En 1996, un mouvement mondial d’agriculteurs, appelé «La Via Campesina», a inventé le terme «souveraineté alimentaire» pour décrire un concept puissant et novateur et une vision d’un avenir alimentaire meilleur.
Cette souveraineté alimentaire s’annonce comme une priorité pour les ONG locales, la société civile et les gouvernements afin de se protéger contre les investissements étrangers susceptibles de brader les terres des agriculteurs locaux.
Ils ont défini la souveraineté alimentaire comme «le droit des peuples à une alimentation saine et culturellement appropriée, produite par des méthodes écologiquement saines et durables».
Fluctuations liées aux taux de change
En Tunisie, on doit réaliser que si la «sécurité alimentaire» est un autre terme largement utilisé aujourd’hui, elle diffère du concept de souveraineté alimentaire. «La sécurité alimentaire n’implique pas l’endroit d’où provient la nourriture et ne prend en considération aucun rapport de force», de l’avis des économistes.
En ce qui concerne la production alimentaire nationale, la Tunisie n’est pas autosuffisante. En fait, plus de 50% de la nourriture consommée dans le pays est importée de l’étranger. Et ce, bien que la Tunisie produise des aliments destinés à l’exportation vers des pays étrangers, tels que l’huile d’olive, les dattes et les fraises.
La Tunisie produit trop de denrées alimentaires pour l’exportation, et cela coûte cher en termes de main-d’œuvre locale et d’approvisionnement en eau. D’autant que le changement climatique a engendré des pénuries d’eau encore plus importantes, aggravant ainsi une situation déjà problématique.
Outre les nombreux produits agricoles importés, tels que les semences et les engrais, les denrées alimentaires locales ont également été soumises à la pression des prix et aux fluctuations liées aux taux de change.
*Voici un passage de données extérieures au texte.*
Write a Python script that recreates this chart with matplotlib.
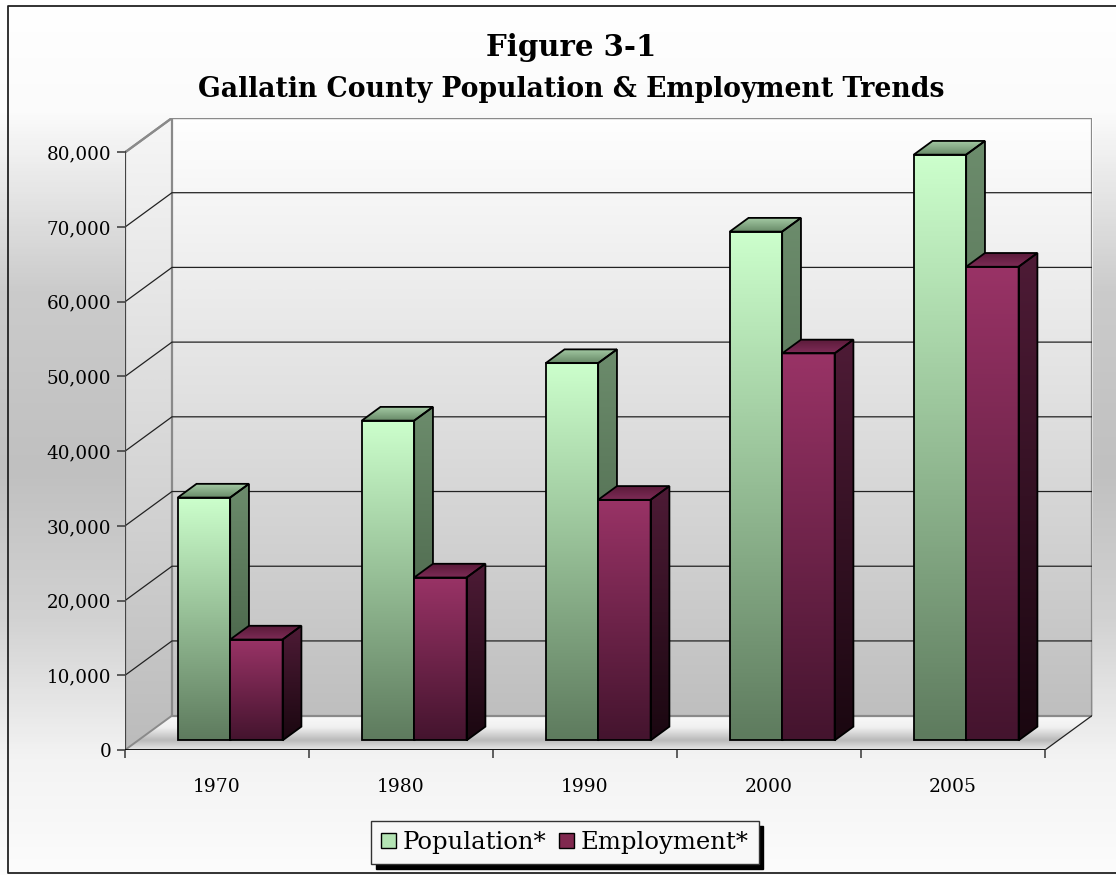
import numpy as np
import matplotlib.pyplot as plt
from matplotlib.patches import Polygon, Rectangle
from matplotlib.colors import LinearSegmentedColormap
from matplotlib.lines import Line2D

plt.rcParams['font.family'] = ['DejaVu Serif']

years = ["1970", "1980", "1990", "2000", "2005"]
population = [32500, 42800, 50500, 68100, 78400]
employment = [13500, 21800, 32200, 51800, 63400]
series_names = ["Population*", "Employment*"]

W, H = 1116, 875
fig = plt.figure(figsize=(W / 100, H / 100), dpi=100)

# figure background (gray band in the middle)
bg = fig.add_axes([0, 0, 1, 1], zorder=-10)
bg_cmap = LinearSegmentedColormap.from_list('bg', [
    (0, '#ffffff'), (110 / H, '#fbfbfb'), (290 / H, '#cbcbcb'),
    (470 / H, '#c0c0c0'), (620 / H, '#d2d2d2'), (760 / H, '#f3f3f3'), (1, '#fcfcfc')])
bg.imshow(np.linspace(0, 1, 400).reshape(-1, 1), cmap=bg_cmap, aspect='auto',
          extent=(0, 1, 0, 1))
bg.set_xlim(0, 1)
bg.set_ylim(0, 1)
bg.axis('off')

# 3d-ish plot area
ax = fig.add_axes([125 / W, (H - 750) / H, (1092 - 125) / W, (750 - 118) / H])
ax.patch.set_alpha(0)
for s in ax.spines.values():
    s.set_visible(False)

DX, DY = 0.2554, 4600      # depth of the box
F0, FD = 0.28, 0.40        # bar front position and bar depth (fraction of DX/DY)
BW = 0.285


def grad(patch, c_top, c_bot, x0, x1, y0, y1, z, stops=None):
    if stops is None:
        cmap = LinearSegmentedColormap.from_list('g', [c_top, c_bot])
    else:
        cmap = LinearSegmentedColormap.from_list('g', stops)
    im = ax.imshow(np.linspace(0, 1, 128).reshape(-1, 1), cmap=cmap,
                   extent=(x0, x1, y0, y1), aspect='auto', zorder=z,
                   interpolation='bilinear')
    im.set_clip_path(patch)


# walls and floor
back = Rectangle((-0.5 + DX, DY), 5, 80000, fc='none', ec='#8a8a8a', lw=1.6, zorder=2)
ax.add_patch(back)
grad(back, '#fefefe', '#bfbfbf', -0.5 + DX, 4.5 + DX, DY, 80000 + DY, 1)

side = Polygon([(-0.5, 0), (-0.5 + DX, DY), (-0.5 + DX, 80000 + DY), (-0.5, 80000)],
               closed=True, fc='none', ec='none', zorder=2)
ax.add_patch(side)
grad(side, '#f6f6f6', '#bcbcbc', -0.5, -0.5 + DX, 0, 80000 + DY, 1)

floor = Polygon([(-0.5, 0), (4.5, 0), (4.5 + DX, DY), (-0.5 + DX, DY)],
                closed=True, fc='none', ec='none', zorder=2)
ax.add_patch(floor)
grad(floor, None, None, -0.5, 4.5 + DX, 0, DY, 1,
     stops=[(0, '#fafafa'), (0.35, '#f0f0f0'), (0.72, '#bababa'), (1, '#e8e8e8')])

# gridlines
for v in range(10000, 80001, 10000):
    col = '#8a8a8a' if v == 80000 else '#222222'
    lw = 1.6 if v == 80000 else 0.9
    ax.plot([-0.5, -0.5 + DX, 4.5 + DX], [v, v + DY, v + DY], color=col, lw=lw, zorder=3)
ax.plot([-0.5, -0.5 + DX], [0, DY], color='#8a8a8a', lw=1.4, zorder=3)
ax.plot([-0.5, -0.5 + DX], [80000, 80000 + DY], color='#8a8a8a', lw=1.6, zorder=3)

# front axis lines
ax.plot([-0.5, -0.5], [-300, 80000], color='#444444', lw=1.6, zorder=5)
ax.plot([-0.5, 4.5], [0, 0], color='black', lw=1.3, zorder=5)
ax.plot([4.5, 4.5 + DX], [0, DY], color='#222222', lw=0.9, zorder=5)

# bars
styles = [
    dict(front=('#ccffcc', '#5e7b5e'), side=('#6c8c6c', '#3c553c'), top=('#a3c9a3', '#668866')),
    dict(front=('#993366', '#44142e'), side=('#4e1b36', '#1a0710'), top=('#5a1a3a', '#7e2c56')),
]
yb = F0 * DY
for k, vals in enumerate([population, employment]):
    st = styles[k]
    z = 10 + 10 * k
    xl = np.arange(len(years)) + (k - 1) * BW + F0 * DX
    bars = ax.bar(xl, vals, width=BW, bottom=yb, align='edge', fc='none',
                  ec='black', lw=1.3, zorder=z + 2)
    for rect, x0, v in zip(bars, xl, vals):
        x1 = x0 + BW
        yt = yb + v
        grad(rect, st['front'][0], st['front'][1], x0, x1, yb, yt, z + 1)
        sp = Polygon([(x1, yb), (x1 + FD * DX, yb + FD * DY),
                      (x1 + FD * DX, yt + FD * DY), (x1, yt)],
                     closed=True, fc='none', ec='black', lw=1.3, zorder=z + 2)
        ax.add_patch(sp)
        grad(sp, st['side'][0], st['side'][1], x1, x1 + FD * DX, yb, yt + FD * DY, z + 1)
        tp = Polygon([(x0, yt), (x1, yt), (x1 + FD * DX, yt + FD * DY),
                      (x0 + FD * DX, yt + FD * DY)],
                     closed=True, fc='none', ec='black', lw=1.3, zorder=z + 2)
        ax.add_patch(tp)
        grad(tp, st['top'][0], st['top'][1], x0, x1 + FD * DX, yt, yt + FD * DY, z + 1)

# ticks
yt_vals = list(range(0, 80001, 10000))
ax.set_yticks(yt_vals, [f"{v:,}" for v in yt_vals])
ax.tick_params(axis='y', length=6, width=1.2, color='#444444', pad=4, labelsize=13.2)
ax.set_xticks(range(len(years)), years)
ax.set_xticks(np.arange(-0.5, len(years), 1), minor=True)
ax.tick_params(axis='x', which='major', length=0, pad=20, labelsize=13.5)
ax.tick_params(axis='x', which='minor', length=6, width=1.2, color='#444444')

ax.set_xlim(-0.5, 4.5 + DX)
ax.set_ylim(0, 80000 + DY)

# titles
fig.text(571 / W, 1 - 56 / H, "Figure 3-1", ha='center', va='baseline',
         fontsize=21, fontweight='bold')
fig.text(571 / W, 1 - 97 / H, "Gallatin County Population & Employment Trends",
         ha='center', va='baseline', fontsize=19.2, fontweight='bold')

# legend
handles = [Rectangle((0, 0), 1, 1, fc='#b4e4b4', ec='black'),
           Rectangle((0, 0), 1, 1, fc='#80284f', ec='black')]
leg = fig.legend(handles, series_names, loc='center',
                 bbox_to_anchor=(565 / W, 1 - 842.5 / H), ncol=2, frameon=True,
                 fancybox=False, shadow={'ox': 3.5, 'oy': -3.5, 'color': 'black', 'alpha': 1},
                 edgecolor='#333333', facecolor='#f8f8f8', framealpha=1, fontsize=17.5,
                 handlelength=0.6, handleheight=0.6, handletextpad=0.3,
                 columnspacing=0.5, borderpad=0.4, borderaxespad=0)
leg.get_frame().set_linewidth(1)

# outer border
fig.add_artist(Line2D([1.0, 8 / W, 8 / W, 1.0], [1 - 6 / H, 1 - 6 / H, 2 / H, 2 / H],
                      color='#222222', lw=1.3, transform=fig.transFigure))

fig.savefig("out.png", dpi=100)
Une conséquence plus préoccupante de toutes les importations de semences hybrides et de plants d’arbres est la disparition progressive du patrimoine biogénétique du pays. En outre, les agriculteurs locaux se retrouvent à la merci des vendeurs de pesticides.
L’agriculteur tunisien peut produire ses propres semences, mais il ne peut pas les vendre. La plupart des semences sont importées, ainsi que la technologie utilisée pour les produire. Les semences locales ne rentrent pas dans un catalogue spécifique, ce qui est fait exprès pour n’utiliser que les hybrides, selon le chercheur et géographe à l’Université de Paris 8, Habib Ayeb.
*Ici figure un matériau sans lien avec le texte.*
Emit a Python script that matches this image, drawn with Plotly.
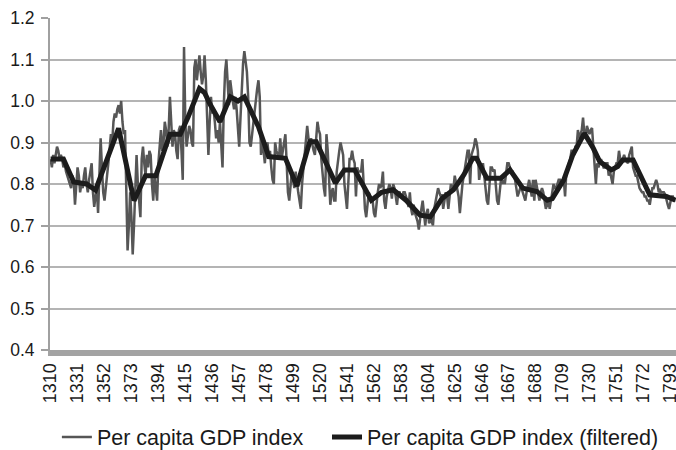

Protéger les agriculteurs locaux et leurs semences
Le recours aux agriculteurs locaux pourrait alors constituer un moyen d’échapper à une industrie agricole intensive croissante et à la confiscation de terres utilisées principalement pour la production étrangère.
La question de la souveraineté alimentaire en Tunisie est devenue une priorité, non seulement pour les ONG locales et la société civile, mais aussi pour les représentants du gouvernement, qui tentent, étape par étape, de protéger le pays en imposant des taxes et des obstacles juridiques aux étrangers. Ces efforts visent à réduire les investissements étrangers massifs susceptibles de voler les terres des agriculteurs locaux.
La Tunisie fait partie des pays d’Afrique du Nord qui jouent un rôle de plus en plus important dans la protection des agriculteurs locaux et de leurs semences. Bien que des efforts concertés soient déployés par l’intermédiaire de la Banque des semences, propriété de l’Etat, le chemin vers une souveraineté alimentaire totale semble encore long.
Certains pays voisins sont confrontés à davantage de défis s’agissant de souveraineté alimentaire en raison de leurs régimes politiques et de leurs lois qui ont facilité les investissements de capitaux étrangers et l’exploitation des terres. Le Maroc en constitue l’exemple.